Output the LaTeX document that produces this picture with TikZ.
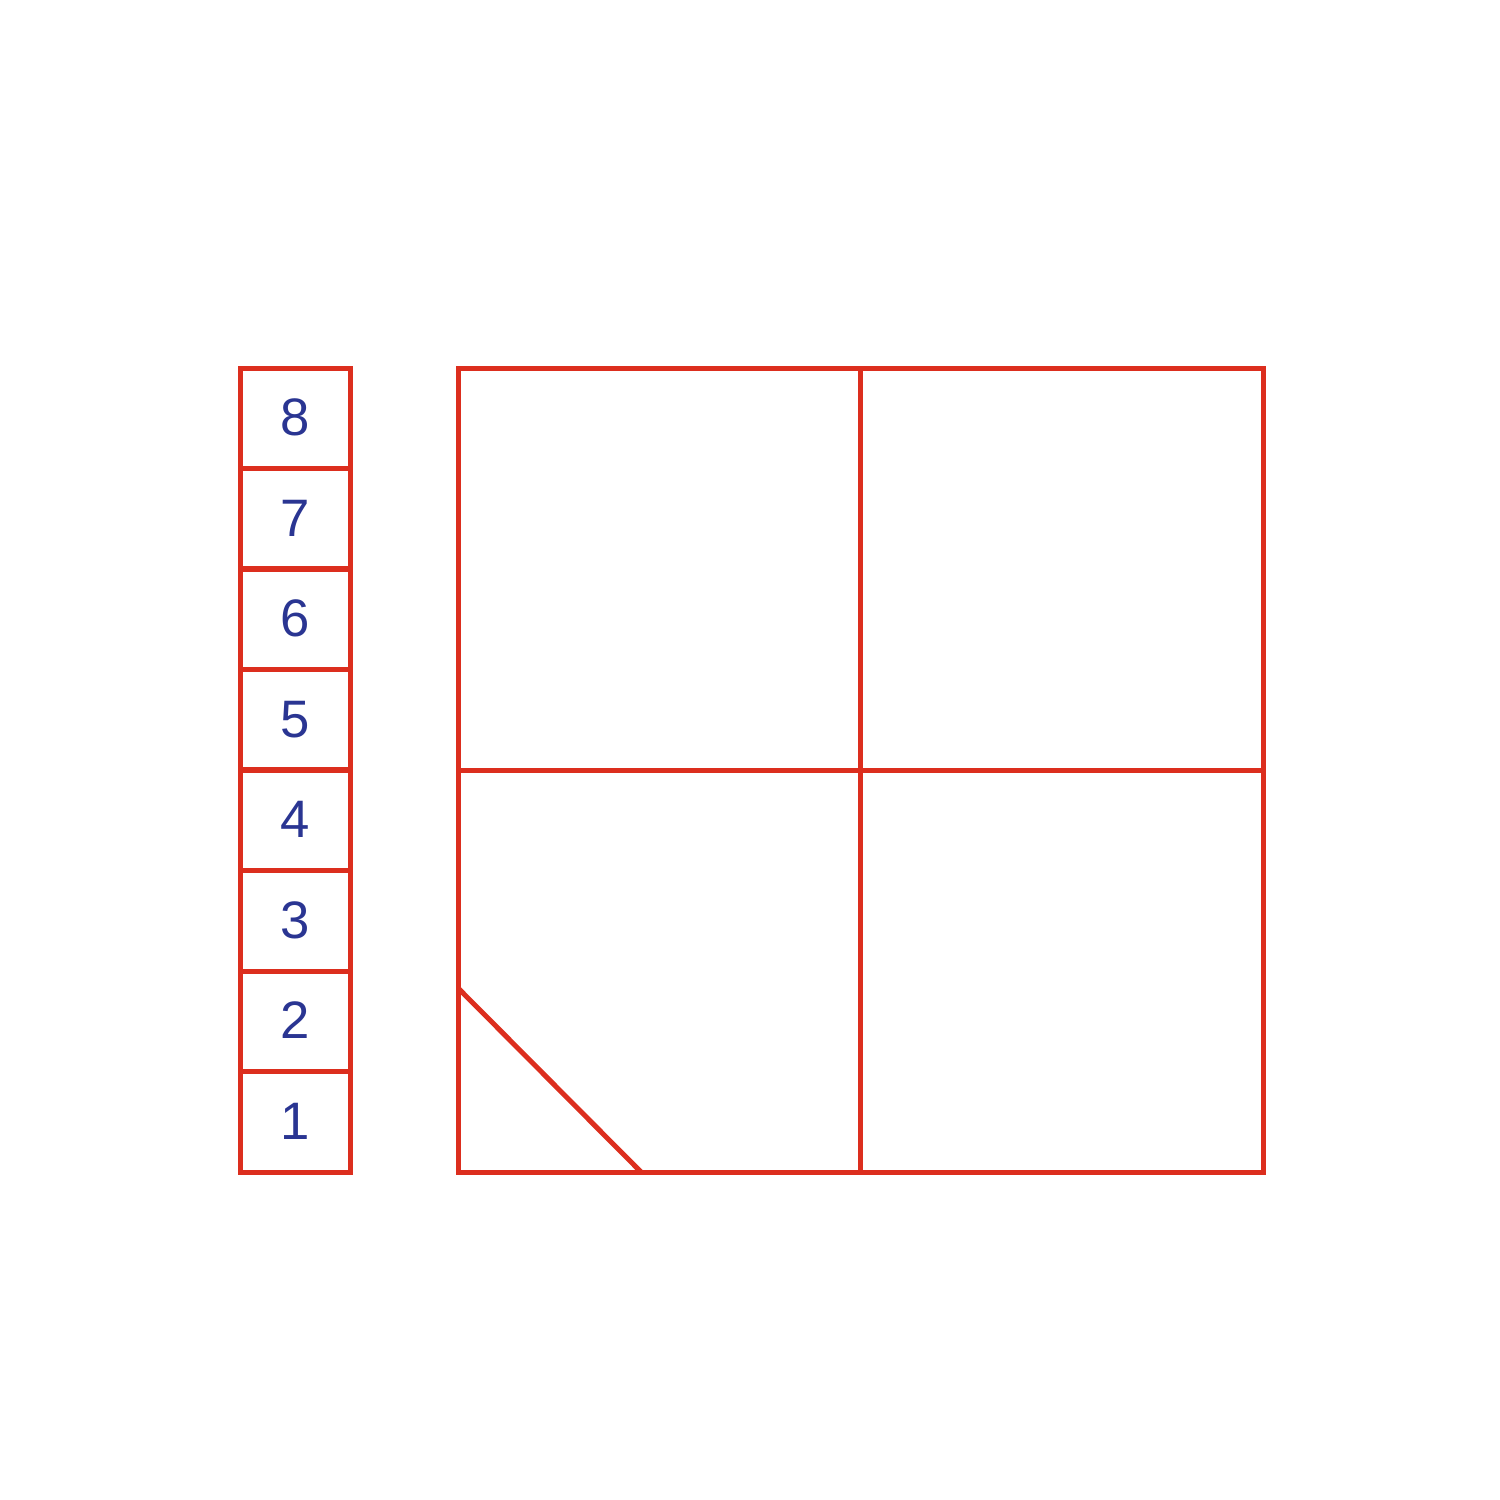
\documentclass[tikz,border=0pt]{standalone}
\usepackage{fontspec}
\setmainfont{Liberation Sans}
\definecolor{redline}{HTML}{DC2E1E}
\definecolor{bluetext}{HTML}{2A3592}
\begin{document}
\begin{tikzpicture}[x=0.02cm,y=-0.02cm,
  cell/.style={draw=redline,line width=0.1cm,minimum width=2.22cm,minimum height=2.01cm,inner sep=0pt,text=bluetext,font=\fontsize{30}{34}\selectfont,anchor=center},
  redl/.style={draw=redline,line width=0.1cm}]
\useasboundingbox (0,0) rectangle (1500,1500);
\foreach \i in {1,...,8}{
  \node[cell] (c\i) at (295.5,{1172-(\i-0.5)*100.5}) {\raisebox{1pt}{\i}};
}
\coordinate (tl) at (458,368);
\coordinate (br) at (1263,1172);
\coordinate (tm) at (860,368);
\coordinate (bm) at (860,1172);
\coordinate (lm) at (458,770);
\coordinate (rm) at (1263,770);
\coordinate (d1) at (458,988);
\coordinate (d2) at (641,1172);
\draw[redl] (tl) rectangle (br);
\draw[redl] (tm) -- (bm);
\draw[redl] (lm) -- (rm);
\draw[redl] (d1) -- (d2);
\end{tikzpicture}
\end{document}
☆ ☆ ☆ ☆ ☆ ☆ ☆
== Aim ==
Restate the full listing verbatim and drop every picture.

== Exercise response ==
Output the LaTeX document that produces this picture with TikZ.
\documentclass[tikz,border=0pt]{standalone}
\usepackage{fontspec}
\setmainfont{Liberation Sans}
\definecolor{redline}{HTML}{DC2E1E}
\definecolor{bluetext}{HTML}{2A3592}
\begin{document}
\begin{tikzpicture}[x=0.02cm,y=-0.02cm,
  cell/.style={draw=redline,line width=0.1cm,minimum width=2.22cm,minimum height=2.01cm,inner sep=0pt,text=bluetext,font=\fontsize{30}{34}\selectfont,anchor=center},
  redl/.style={draw=redline,line width=0.1cm}]
\useasboundingbox (0,0) rectangle (1500,1500);
\foreach \i in {1,...,8}{
  \node[cell] (c\i) at (295.5,{1172-(\i-0.5)*100.5}) {\raisebox{1pt}{\i}};
}
\coordinate (tl) at (458,368);
\coordinate (br) at (1263,1172);
\coordinate (tm) at (860,368);
\coordinate (bm) at (860,1172);
\coordinate (lm) at (458,770);
\coordinate (rm) at (1263,770);
\coordinate (d1) at (458,988);
\coordinate (d2) at (641,1172);
\draw[redl] (tl) rectangle (br);
\draw[redl] (tm) -- (bm);
\draw[redl] (lm) -- (rm);
\draw[redl] (d1) -- (d2);
\end{tikzpicture}
\end{document}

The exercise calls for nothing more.